Start of DATA SHOWN

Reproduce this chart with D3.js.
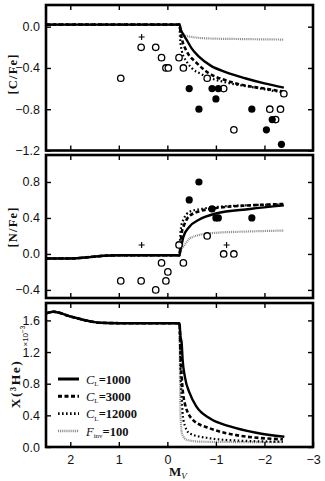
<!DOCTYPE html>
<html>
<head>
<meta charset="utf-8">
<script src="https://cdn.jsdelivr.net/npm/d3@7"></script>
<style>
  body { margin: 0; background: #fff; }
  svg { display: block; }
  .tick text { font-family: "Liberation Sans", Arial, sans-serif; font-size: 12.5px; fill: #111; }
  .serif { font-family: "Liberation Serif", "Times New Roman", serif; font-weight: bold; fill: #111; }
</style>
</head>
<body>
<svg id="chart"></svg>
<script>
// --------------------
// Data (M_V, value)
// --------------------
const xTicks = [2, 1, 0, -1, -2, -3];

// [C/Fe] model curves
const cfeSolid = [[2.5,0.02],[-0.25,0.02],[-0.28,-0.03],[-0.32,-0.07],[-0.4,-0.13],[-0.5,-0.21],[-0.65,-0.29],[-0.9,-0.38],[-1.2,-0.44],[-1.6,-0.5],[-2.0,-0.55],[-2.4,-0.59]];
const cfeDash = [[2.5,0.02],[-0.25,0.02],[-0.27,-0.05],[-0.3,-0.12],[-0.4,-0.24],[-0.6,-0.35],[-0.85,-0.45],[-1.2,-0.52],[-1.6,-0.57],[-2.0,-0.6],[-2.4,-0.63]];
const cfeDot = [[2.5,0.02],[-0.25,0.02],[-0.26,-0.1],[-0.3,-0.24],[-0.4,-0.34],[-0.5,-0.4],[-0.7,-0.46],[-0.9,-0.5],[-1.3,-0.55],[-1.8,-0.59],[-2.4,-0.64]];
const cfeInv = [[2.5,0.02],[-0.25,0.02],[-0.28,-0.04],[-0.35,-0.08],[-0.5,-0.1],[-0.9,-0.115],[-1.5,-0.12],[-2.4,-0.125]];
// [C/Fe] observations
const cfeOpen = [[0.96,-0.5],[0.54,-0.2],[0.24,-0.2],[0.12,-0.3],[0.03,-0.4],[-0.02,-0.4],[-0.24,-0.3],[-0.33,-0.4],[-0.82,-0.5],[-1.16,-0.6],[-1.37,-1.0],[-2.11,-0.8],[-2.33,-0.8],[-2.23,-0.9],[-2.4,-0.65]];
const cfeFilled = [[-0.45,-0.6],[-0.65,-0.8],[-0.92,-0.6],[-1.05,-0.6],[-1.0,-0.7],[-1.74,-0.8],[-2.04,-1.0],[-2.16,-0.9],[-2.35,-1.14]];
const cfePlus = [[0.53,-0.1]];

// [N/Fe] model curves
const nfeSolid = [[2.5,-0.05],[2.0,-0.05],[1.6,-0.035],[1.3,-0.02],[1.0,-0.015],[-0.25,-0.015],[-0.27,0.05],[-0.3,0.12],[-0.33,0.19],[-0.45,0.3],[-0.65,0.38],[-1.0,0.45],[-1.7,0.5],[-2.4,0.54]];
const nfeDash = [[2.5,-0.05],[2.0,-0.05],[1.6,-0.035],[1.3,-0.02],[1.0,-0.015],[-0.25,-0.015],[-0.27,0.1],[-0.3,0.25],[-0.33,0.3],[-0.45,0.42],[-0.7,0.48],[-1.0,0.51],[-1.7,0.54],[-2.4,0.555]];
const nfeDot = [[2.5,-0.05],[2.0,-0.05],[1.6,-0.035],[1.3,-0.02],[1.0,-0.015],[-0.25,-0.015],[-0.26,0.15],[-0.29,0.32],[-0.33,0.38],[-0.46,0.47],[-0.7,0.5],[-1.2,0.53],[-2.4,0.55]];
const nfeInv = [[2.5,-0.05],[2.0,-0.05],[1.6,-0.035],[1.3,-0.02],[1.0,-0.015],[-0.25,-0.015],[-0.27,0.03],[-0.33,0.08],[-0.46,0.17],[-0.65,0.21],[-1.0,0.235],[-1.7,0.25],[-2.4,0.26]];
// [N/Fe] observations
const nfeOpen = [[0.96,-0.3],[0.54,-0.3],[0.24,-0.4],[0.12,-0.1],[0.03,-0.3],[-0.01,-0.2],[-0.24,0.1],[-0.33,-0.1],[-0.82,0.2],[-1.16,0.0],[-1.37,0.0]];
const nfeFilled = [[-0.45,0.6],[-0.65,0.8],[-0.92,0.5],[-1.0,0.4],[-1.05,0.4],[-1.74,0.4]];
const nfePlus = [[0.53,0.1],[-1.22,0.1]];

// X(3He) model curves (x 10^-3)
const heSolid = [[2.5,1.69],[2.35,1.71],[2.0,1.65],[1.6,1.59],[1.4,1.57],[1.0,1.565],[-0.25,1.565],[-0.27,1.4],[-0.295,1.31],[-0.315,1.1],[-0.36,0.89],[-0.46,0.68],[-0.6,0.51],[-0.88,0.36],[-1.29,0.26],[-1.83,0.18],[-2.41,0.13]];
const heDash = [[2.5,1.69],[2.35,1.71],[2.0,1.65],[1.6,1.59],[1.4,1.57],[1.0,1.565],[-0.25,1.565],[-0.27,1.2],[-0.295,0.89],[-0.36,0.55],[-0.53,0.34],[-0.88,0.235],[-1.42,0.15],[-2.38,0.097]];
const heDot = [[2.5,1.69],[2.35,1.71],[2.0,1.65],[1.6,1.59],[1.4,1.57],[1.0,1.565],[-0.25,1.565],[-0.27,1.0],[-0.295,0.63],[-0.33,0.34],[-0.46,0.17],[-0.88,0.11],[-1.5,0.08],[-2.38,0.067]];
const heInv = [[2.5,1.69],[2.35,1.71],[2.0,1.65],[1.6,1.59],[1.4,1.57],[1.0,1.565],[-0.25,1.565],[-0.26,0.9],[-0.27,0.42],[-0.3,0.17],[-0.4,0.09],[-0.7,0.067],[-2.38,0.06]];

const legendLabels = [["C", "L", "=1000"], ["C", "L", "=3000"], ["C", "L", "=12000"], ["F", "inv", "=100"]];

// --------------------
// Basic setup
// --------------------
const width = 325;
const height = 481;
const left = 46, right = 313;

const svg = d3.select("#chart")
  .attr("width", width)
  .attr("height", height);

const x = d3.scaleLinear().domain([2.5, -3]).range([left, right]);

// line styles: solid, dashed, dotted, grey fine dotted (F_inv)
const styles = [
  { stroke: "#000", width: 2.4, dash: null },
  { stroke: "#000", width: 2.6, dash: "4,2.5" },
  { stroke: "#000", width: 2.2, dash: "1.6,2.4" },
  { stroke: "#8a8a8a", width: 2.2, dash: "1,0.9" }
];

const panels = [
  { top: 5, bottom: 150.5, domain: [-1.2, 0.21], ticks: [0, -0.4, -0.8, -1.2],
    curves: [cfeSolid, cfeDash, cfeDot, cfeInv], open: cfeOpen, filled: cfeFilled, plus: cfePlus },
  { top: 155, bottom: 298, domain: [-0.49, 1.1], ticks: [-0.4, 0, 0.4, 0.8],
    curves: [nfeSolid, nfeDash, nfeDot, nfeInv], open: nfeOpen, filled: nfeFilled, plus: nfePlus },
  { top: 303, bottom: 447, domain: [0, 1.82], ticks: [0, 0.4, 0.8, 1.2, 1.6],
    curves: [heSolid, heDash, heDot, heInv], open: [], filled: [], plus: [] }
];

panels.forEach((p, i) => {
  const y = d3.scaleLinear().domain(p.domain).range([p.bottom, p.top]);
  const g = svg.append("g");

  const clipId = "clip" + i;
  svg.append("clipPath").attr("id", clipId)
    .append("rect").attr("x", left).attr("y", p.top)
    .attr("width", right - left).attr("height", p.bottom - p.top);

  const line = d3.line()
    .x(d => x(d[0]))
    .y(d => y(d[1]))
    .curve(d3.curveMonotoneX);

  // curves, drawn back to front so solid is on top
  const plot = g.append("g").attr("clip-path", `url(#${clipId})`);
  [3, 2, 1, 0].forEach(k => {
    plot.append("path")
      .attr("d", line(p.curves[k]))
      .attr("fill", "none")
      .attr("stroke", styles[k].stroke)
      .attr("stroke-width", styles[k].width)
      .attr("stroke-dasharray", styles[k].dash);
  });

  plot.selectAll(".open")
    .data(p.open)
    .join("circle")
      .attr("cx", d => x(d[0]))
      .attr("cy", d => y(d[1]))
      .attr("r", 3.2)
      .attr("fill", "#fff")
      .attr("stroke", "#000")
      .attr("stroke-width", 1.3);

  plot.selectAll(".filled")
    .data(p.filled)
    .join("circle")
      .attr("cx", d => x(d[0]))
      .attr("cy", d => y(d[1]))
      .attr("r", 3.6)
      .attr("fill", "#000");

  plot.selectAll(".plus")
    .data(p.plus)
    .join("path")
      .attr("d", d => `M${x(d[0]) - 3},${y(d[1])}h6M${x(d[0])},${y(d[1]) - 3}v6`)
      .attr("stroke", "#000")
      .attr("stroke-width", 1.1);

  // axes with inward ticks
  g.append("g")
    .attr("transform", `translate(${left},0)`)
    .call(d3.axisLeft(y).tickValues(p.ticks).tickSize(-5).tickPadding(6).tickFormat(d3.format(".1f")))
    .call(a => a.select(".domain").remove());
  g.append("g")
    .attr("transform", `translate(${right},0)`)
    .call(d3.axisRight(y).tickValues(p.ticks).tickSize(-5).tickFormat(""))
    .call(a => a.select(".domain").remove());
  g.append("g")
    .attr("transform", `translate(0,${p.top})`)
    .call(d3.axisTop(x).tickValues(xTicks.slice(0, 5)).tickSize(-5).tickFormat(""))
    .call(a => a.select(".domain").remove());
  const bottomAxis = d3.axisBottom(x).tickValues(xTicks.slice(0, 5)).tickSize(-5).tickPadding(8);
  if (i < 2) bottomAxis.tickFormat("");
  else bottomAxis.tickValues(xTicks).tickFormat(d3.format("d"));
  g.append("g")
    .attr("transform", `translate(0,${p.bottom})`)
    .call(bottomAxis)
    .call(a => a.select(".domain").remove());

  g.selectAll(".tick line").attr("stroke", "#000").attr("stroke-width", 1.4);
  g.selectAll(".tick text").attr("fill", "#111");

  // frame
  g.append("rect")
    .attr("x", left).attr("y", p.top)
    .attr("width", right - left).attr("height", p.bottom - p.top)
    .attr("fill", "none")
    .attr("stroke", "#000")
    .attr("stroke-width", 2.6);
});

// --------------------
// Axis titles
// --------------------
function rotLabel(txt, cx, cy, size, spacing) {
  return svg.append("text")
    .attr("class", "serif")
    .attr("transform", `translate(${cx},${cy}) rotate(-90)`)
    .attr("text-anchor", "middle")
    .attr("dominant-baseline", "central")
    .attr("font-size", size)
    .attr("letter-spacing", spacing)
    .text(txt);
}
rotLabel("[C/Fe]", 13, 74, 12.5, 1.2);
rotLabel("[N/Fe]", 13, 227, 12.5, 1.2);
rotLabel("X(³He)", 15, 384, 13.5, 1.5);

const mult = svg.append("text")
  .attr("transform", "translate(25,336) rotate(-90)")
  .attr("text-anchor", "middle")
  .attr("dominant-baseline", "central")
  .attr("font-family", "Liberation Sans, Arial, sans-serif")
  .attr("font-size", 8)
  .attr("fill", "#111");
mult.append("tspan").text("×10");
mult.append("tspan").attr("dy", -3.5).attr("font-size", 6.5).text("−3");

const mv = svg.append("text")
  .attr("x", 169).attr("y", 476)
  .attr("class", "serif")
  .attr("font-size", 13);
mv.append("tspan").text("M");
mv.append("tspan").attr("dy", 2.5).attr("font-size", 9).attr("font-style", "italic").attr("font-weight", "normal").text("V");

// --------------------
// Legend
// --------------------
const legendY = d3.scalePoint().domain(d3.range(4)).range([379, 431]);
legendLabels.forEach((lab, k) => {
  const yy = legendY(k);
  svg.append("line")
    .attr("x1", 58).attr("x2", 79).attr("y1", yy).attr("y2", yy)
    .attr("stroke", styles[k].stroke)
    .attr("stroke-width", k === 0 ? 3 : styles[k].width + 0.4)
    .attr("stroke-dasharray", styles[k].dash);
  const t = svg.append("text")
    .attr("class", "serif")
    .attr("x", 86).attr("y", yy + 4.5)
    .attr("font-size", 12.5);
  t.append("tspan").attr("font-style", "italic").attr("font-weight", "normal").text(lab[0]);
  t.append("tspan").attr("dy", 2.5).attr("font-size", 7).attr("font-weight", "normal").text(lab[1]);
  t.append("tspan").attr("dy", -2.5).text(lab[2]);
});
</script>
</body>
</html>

End of DATA SHOWN
Start of DATA SHOWN

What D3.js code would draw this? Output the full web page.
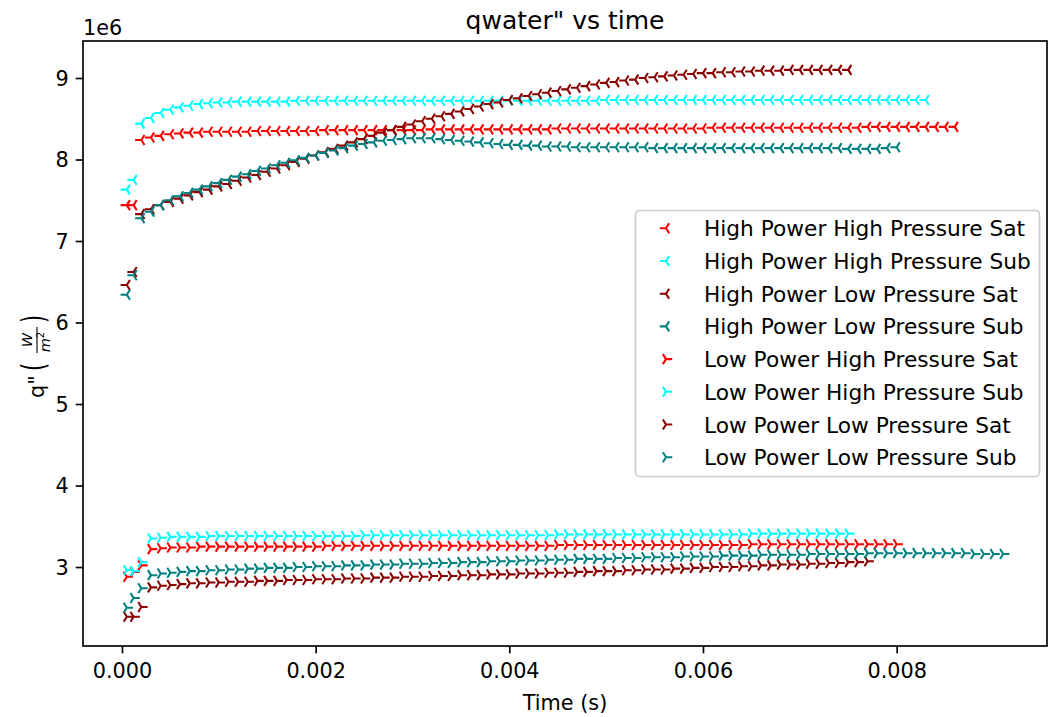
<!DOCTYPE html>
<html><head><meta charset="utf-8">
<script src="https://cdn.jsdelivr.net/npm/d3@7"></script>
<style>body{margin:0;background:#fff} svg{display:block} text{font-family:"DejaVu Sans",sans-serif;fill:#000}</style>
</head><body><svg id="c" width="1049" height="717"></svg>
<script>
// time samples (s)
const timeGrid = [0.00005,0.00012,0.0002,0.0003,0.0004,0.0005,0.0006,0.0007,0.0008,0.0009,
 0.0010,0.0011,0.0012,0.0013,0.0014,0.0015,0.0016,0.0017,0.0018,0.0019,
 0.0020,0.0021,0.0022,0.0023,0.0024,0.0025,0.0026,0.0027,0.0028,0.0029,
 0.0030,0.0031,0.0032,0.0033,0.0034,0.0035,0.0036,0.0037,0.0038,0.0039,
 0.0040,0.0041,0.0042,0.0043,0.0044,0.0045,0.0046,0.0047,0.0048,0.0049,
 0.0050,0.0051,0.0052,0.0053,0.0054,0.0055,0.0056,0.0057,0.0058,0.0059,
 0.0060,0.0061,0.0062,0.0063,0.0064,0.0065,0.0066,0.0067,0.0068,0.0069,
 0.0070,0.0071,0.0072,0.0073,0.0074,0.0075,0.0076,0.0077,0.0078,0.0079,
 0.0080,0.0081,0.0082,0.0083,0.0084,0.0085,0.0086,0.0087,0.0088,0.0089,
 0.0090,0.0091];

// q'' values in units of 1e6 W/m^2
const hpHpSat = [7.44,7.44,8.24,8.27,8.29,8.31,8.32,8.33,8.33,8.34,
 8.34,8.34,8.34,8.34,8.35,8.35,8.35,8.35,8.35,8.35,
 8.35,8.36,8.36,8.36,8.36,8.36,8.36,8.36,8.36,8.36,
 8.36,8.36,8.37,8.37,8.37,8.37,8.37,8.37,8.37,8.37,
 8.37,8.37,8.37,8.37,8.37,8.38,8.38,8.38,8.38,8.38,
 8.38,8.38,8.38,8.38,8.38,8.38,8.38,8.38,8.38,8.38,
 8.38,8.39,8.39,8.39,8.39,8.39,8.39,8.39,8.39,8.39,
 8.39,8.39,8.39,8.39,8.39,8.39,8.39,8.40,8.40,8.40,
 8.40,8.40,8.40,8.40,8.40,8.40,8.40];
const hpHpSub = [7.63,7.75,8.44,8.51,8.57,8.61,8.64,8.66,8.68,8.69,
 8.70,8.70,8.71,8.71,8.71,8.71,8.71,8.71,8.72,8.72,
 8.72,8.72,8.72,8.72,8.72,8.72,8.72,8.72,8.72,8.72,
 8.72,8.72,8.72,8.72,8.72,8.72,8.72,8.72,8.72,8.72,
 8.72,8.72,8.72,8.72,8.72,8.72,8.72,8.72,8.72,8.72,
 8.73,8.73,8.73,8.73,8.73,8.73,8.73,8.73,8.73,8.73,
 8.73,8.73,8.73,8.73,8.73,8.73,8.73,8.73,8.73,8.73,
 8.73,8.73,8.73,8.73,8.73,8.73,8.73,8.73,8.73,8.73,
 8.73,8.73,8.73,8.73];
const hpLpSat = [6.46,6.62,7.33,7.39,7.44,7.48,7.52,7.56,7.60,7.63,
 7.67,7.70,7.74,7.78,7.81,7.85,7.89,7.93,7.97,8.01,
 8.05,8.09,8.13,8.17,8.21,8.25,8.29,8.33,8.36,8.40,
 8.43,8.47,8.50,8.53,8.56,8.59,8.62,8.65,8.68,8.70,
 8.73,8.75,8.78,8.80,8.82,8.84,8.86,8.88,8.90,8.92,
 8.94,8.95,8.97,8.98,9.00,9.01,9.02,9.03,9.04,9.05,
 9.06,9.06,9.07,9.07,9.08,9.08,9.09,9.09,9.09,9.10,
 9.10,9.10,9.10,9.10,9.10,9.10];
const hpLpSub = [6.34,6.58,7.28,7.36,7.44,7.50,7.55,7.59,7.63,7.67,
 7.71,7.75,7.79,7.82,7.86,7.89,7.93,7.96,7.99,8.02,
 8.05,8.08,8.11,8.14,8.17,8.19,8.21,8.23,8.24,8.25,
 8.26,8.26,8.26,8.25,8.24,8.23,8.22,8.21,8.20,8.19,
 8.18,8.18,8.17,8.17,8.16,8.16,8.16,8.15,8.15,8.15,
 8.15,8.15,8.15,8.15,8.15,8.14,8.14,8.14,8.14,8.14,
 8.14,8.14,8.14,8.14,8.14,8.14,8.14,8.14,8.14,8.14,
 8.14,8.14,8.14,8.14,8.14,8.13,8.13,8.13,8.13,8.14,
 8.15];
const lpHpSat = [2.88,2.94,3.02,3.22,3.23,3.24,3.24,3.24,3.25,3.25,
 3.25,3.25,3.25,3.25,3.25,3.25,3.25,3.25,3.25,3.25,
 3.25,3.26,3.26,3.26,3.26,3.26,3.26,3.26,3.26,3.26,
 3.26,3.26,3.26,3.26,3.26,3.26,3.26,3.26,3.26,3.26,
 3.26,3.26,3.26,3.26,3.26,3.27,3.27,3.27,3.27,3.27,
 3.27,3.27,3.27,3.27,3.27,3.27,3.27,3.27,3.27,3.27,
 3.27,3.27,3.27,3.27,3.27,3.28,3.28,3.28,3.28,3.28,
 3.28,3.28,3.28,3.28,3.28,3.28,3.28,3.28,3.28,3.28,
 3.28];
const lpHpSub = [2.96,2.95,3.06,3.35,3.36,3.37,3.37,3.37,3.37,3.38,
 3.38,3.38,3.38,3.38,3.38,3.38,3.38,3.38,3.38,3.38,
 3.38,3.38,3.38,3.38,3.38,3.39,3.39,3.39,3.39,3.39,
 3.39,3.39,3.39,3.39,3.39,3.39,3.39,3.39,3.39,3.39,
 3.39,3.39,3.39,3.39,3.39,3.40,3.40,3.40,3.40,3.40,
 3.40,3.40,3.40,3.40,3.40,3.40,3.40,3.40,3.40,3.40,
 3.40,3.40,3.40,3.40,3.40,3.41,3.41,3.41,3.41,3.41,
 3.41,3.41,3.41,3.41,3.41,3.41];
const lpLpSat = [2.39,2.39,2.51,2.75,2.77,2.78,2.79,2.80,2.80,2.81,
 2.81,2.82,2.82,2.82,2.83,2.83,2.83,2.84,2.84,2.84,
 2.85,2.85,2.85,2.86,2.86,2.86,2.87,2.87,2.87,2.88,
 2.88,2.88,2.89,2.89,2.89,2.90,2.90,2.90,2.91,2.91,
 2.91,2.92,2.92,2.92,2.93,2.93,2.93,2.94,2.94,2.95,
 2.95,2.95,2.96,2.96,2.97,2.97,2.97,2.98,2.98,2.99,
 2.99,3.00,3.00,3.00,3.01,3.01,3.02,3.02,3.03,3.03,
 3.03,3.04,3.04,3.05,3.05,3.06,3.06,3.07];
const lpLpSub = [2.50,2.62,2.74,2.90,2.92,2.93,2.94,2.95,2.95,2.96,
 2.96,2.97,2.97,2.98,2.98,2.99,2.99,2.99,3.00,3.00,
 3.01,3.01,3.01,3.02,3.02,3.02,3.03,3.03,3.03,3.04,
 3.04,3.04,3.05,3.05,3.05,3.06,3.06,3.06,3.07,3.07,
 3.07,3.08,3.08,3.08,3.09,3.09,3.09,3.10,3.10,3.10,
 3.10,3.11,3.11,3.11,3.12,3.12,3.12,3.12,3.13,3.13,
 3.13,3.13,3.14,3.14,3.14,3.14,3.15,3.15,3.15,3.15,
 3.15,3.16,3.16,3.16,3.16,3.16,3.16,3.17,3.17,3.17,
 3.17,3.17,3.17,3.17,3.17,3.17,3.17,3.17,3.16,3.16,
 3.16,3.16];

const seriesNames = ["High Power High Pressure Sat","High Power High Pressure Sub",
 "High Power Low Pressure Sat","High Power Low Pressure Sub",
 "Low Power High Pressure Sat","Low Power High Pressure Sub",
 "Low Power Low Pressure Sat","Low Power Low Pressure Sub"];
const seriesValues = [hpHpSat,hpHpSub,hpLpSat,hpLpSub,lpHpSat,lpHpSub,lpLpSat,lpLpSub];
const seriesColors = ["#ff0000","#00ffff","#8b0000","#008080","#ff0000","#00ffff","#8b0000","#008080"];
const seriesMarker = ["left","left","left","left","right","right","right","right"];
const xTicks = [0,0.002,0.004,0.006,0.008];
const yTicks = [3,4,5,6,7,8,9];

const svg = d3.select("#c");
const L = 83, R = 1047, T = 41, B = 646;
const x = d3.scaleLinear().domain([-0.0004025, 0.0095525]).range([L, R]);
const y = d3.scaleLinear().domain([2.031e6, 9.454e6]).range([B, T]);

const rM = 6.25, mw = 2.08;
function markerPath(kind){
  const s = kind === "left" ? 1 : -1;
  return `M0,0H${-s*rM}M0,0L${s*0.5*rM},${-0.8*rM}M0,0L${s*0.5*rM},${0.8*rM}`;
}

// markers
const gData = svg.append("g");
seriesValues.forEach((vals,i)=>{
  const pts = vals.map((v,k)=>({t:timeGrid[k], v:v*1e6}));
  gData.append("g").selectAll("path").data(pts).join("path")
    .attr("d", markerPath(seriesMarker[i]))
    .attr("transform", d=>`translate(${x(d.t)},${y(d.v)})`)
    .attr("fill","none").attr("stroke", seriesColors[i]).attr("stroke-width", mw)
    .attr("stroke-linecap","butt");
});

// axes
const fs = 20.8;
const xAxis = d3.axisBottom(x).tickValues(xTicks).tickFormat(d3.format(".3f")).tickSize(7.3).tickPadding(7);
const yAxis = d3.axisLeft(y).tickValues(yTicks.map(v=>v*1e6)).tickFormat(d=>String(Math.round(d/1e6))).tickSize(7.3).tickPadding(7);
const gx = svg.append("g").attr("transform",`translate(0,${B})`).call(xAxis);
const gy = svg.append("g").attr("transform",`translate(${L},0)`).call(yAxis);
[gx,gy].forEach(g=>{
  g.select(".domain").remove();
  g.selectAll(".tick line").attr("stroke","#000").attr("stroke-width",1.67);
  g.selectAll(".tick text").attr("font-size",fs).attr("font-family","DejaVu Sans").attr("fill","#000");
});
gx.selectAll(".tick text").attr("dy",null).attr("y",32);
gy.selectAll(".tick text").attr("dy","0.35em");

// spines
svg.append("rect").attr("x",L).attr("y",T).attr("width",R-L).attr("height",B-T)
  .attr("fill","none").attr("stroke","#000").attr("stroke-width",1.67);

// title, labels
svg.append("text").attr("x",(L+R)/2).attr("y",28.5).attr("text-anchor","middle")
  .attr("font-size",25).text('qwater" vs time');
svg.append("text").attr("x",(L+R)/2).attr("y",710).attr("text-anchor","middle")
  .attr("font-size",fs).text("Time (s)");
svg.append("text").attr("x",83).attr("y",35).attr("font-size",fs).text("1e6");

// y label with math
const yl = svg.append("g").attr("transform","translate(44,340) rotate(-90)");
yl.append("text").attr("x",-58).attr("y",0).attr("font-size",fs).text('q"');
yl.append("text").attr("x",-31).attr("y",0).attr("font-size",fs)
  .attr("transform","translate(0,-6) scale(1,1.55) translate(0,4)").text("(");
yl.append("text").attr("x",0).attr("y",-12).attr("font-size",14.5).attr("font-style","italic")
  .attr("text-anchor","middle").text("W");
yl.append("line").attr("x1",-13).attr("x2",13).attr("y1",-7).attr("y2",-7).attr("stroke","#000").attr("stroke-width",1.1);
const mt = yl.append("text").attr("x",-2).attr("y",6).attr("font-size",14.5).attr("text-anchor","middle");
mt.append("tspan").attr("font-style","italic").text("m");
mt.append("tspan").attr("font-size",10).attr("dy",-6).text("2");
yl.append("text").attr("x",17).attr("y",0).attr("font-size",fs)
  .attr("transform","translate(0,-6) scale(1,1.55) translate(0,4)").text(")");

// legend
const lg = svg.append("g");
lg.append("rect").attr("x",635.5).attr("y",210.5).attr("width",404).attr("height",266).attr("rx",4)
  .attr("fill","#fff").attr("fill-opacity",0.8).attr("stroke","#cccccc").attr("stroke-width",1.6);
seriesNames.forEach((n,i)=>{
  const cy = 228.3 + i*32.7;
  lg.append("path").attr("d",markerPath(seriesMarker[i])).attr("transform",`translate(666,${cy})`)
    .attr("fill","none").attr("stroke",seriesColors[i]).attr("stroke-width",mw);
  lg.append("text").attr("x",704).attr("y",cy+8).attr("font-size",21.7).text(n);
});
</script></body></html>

End of DATA SHOWN

Output word for word the lines running from the one containing "Reproduce this chart with D3.js." to the one containing "const cfePlus = [[0.53,-0.1]];", both included, leaving out the pictures.

-- EXERCISE SOLUTION --
Reproduce this chart with D3.js.
<!DOCTYPE html>
<html>
<head>
<meta charset="utf-8">
<script src="https://cdn.jsdelivr.net/npm/d3@7"></script>
<style>
  body { margin: 0; background: #fff; }
  svg { display: block; }
  .tick text { font-family: "Liberation Sans", Arial, sans-serif; font-size: 12.5px; fill: #111; }
  .serif { font-family: "Liberation Serif", "Times New Roman", serif; font-weight: bold; fill: #111; }
</style>
</head>
<body>
<svg id="chart"></svg>
<script>
// --------------------
// Data (M_V, value)
// --------------------
const xTicks = [2, 1, 0, -1, -2, -3];

// [C/Fe] model curves
const cfeSolid = [[2.5,0.02],[-0.25,0.02],[-0.28,-0.03],[-0.32,-0.07],[-0.4,-0.13],[-0.5,-0.21],[-0.65,-0.29],[-0.9,-0.38],[-1.2,-0.44],[-1.6,-0.5],[-2.0,-0.55],[-2.4,-0.59]];
const cfeDash = [[2.5,0.02],[-0.25,0.02],[-0.27,-0.05],[-0.3,-0.12],[-0.4,-0.24],[-0.6,-0.35],[-0.85,-0.45],[-1.2,-0.52],[-1.6,-0.57],[-2.0,-0.6],[-2.4,-0.63]];
const cfeDot = [[2.5,0.02],[-0.25,0.02],[-0.26,-0.1],[-0.3,-0.24],[-0.4,-0.34],[-0.5,-0.4],[-0.7,-0.46],[-0.9,-0.5],[-1.3,-0.55],[-1.8,-0.59],[-2.4,-0.64]];
const cfeInv = [[2.5,0.02],[-0.25,0.02],[-0.28,-0.04],[-0.35,-0.08],[-0.5,-0.1],[-0.9,-0.115],[-1.5,-0.12],[-2.4,-0.125]];
// [C/Fe] observations
const cfeOpen = [[0.96,-0.5],[0.54,-0.2],[0.24,-0.2],[0.12,-0.3],[0.03,-0.4],[-0.02,-0.4],[-0.24,-0.3],[-0.33,-0.4],[-0.82,-0.5],[-1.16,-0.6],[-1.37,-1.0],[-2.11,-0.8],[-2.33,-0.8],[-2.23,-0.9],[-2.4,-0.65]];
const cfeFilled = [[-0.45,-0.6],[-0.65,-0.8],[-0.92,-0.6],[-1.05,-0.6],[-1.0,-0.7],[-1.74,-0.8],[-2.04,-1.0],[-2.16,-0.9],[-2.35,-1.14]];
const cfePlus = [[0.53,-0.1]];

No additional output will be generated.